● Aim of the task:
Give the number of lines that include the string "this", nothing more.

## Start Given information

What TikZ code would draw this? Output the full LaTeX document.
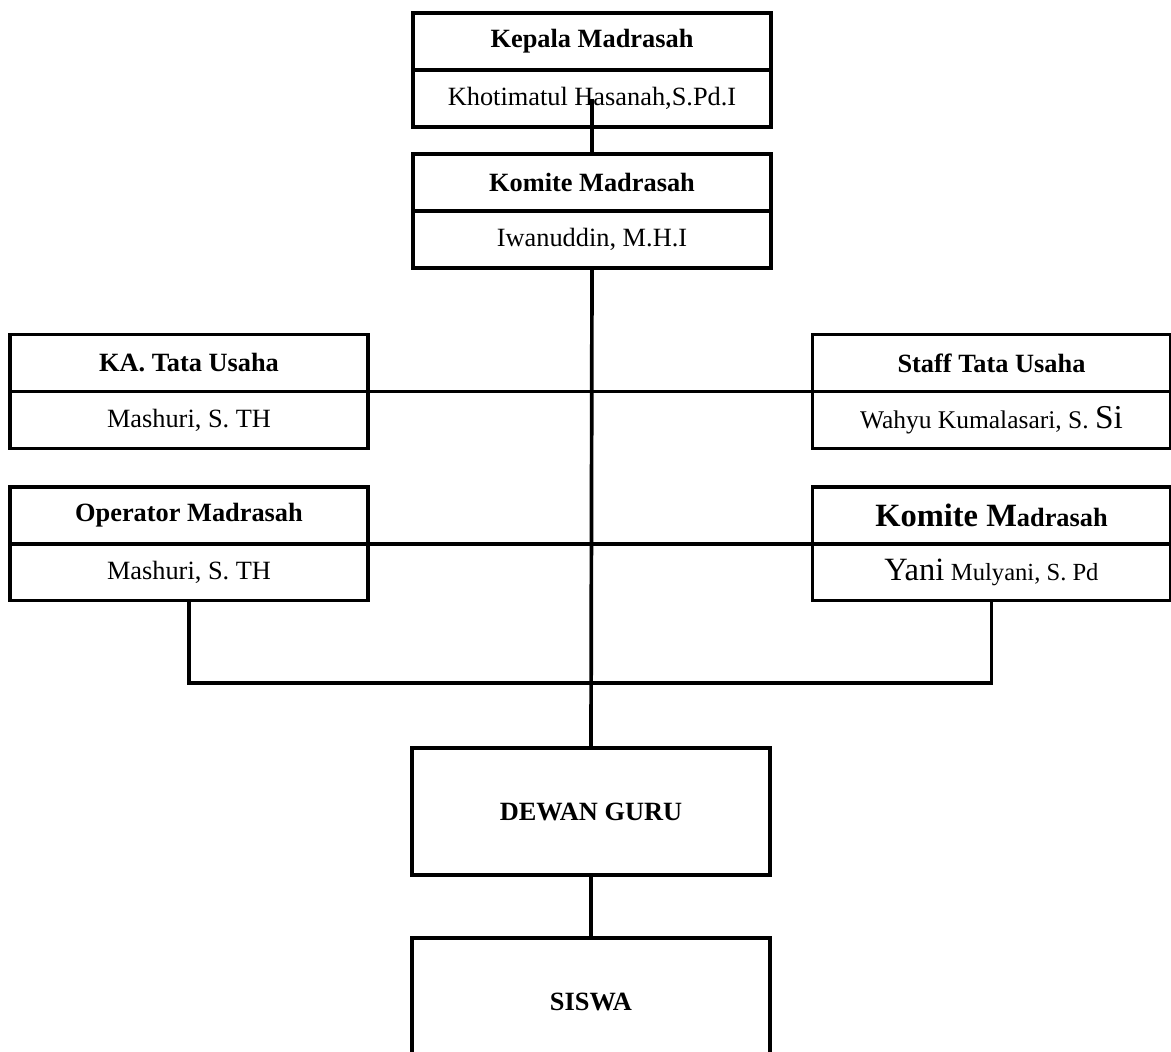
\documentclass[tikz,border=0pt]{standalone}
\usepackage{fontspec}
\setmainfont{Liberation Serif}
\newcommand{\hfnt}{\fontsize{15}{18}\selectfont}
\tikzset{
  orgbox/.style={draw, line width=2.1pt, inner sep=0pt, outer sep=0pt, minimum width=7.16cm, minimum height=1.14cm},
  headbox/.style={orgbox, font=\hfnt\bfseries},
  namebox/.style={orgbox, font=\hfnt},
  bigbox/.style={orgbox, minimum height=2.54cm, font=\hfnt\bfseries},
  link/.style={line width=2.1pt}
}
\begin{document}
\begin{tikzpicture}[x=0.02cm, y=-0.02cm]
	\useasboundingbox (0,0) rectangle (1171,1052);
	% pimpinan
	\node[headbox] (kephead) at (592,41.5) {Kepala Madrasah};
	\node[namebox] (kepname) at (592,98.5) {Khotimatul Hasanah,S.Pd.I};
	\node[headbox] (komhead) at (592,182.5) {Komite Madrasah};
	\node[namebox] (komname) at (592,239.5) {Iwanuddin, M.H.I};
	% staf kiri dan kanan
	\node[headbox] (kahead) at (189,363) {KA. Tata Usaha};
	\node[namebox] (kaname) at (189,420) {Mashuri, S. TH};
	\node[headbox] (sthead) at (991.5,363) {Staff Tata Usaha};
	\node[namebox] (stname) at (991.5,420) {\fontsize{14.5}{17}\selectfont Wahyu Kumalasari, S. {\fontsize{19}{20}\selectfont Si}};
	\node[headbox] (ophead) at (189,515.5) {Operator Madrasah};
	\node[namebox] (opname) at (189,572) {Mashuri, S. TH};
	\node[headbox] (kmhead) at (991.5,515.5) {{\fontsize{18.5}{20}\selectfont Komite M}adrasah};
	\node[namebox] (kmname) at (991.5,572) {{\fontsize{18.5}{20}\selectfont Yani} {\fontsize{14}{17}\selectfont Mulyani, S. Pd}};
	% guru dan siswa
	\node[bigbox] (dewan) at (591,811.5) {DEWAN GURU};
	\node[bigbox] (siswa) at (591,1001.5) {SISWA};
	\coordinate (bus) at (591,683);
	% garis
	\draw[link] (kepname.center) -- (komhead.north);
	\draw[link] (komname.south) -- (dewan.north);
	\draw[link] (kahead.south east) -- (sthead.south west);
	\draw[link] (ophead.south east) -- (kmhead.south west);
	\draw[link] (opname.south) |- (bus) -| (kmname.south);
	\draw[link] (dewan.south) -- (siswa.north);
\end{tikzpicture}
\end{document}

## End Given information
## Start Given information

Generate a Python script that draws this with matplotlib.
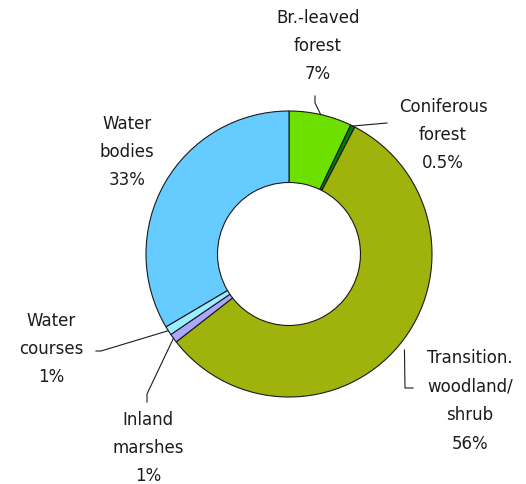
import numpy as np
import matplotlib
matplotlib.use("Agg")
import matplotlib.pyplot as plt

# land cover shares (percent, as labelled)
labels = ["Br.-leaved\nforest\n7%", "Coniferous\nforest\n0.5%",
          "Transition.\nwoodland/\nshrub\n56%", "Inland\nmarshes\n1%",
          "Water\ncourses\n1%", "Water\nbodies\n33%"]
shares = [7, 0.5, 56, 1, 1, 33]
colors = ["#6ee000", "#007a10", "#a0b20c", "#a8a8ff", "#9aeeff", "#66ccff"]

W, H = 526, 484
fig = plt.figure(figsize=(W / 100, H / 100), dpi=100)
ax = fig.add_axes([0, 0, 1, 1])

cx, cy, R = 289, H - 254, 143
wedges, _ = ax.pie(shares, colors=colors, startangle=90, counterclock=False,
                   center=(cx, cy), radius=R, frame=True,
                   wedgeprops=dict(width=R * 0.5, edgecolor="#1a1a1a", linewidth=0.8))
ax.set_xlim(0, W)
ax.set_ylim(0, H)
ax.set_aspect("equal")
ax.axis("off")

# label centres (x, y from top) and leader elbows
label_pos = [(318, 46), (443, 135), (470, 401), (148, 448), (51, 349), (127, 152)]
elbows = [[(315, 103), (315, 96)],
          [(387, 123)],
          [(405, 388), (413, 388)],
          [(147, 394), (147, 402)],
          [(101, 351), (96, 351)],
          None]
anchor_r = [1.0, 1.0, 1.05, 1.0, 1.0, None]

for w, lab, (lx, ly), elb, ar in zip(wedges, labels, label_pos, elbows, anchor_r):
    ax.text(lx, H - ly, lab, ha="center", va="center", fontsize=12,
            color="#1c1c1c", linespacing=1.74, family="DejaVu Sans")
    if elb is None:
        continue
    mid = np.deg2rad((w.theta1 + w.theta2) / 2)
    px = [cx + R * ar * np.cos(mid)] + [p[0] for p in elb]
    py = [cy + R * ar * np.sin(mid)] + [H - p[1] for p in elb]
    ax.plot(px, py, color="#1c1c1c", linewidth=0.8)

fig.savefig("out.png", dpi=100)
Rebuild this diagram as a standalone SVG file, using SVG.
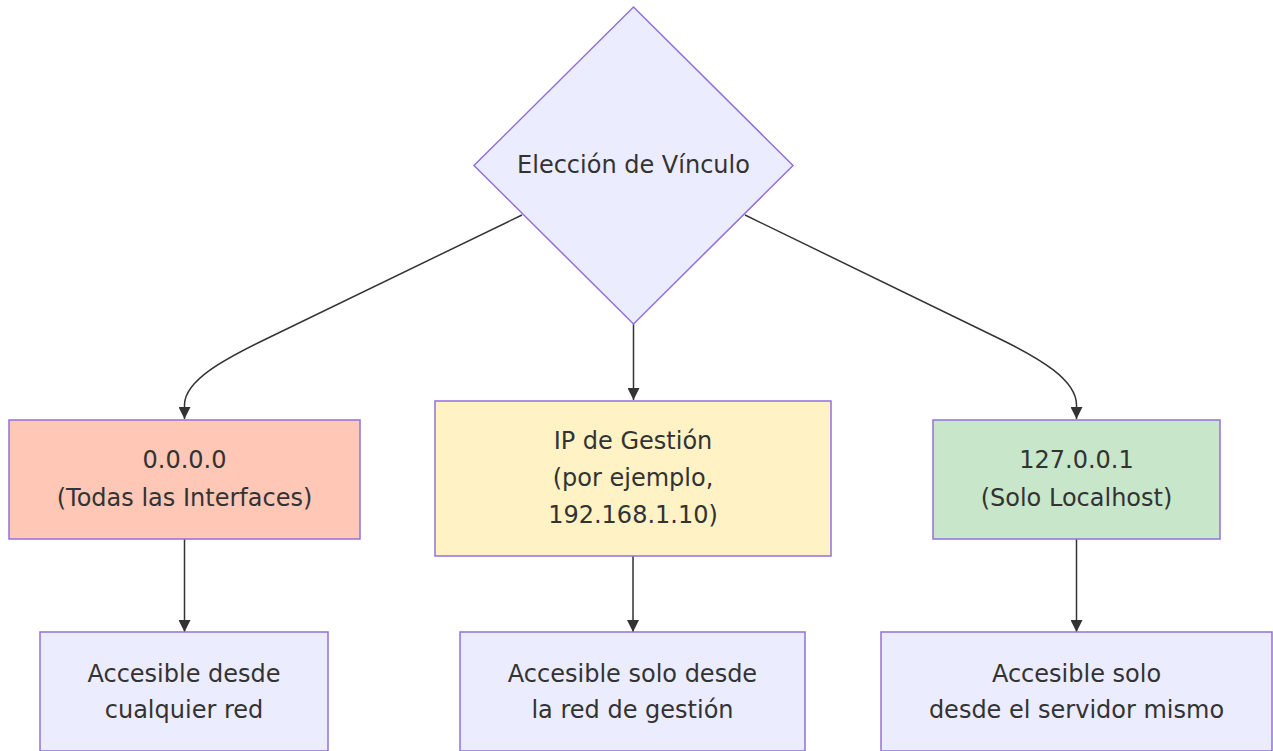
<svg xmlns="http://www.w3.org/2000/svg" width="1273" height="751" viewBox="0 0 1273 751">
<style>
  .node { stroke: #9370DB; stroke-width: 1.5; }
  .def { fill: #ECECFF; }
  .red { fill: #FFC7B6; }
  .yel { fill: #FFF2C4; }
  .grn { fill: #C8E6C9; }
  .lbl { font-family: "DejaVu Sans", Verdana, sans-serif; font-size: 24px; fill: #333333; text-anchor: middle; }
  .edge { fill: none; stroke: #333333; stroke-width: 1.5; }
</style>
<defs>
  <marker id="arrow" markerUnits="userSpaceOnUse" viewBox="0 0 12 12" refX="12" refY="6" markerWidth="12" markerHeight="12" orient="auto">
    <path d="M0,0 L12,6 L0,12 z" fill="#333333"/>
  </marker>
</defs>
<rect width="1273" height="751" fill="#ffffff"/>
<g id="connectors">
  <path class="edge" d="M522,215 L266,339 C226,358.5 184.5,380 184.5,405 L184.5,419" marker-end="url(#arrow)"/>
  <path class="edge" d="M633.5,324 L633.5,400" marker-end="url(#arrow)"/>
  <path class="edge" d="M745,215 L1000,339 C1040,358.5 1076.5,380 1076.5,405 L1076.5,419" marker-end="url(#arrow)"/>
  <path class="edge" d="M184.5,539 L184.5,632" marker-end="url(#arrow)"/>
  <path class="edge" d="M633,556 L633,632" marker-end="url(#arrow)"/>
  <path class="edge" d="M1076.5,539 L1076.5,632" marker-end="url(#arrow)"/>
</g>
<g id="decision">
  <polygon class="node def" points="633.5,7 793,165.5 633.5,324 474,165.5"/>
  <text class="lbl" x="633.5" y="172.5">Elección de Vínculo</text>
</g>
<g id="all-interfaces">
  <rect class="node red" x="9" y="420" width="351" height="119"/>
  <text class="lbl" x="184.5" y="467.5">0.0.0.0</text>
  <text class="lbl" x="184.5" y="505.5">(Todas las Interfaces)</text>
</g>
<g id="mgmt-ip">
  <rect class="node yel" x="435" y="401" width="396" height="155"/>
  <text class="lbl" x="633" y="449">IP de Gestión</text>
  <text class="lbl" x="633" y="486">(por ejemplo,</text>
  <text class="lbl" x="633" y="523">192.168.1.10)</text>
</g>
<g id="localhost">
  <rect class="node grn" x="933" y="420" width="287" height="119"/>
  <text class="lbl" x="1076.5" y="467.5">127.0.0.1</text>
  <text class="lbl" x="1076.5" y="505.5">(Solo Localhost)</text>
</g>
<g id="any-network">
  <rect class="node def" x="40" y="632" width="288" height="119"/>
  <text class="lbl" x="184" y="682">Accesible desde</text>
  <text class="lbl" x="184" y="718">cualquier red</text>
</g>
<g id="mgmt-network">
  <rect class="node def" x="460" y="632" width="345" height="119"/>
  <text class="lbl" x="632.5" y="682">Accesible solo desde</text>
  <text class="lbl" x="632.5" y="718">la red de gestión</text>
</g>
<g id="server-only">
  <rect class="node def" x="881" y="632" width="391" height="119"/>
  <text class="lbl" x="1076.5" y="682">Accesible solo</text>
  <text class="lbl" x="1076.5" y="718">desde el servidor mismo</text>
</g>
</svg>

## End Given information

● The completed task:
3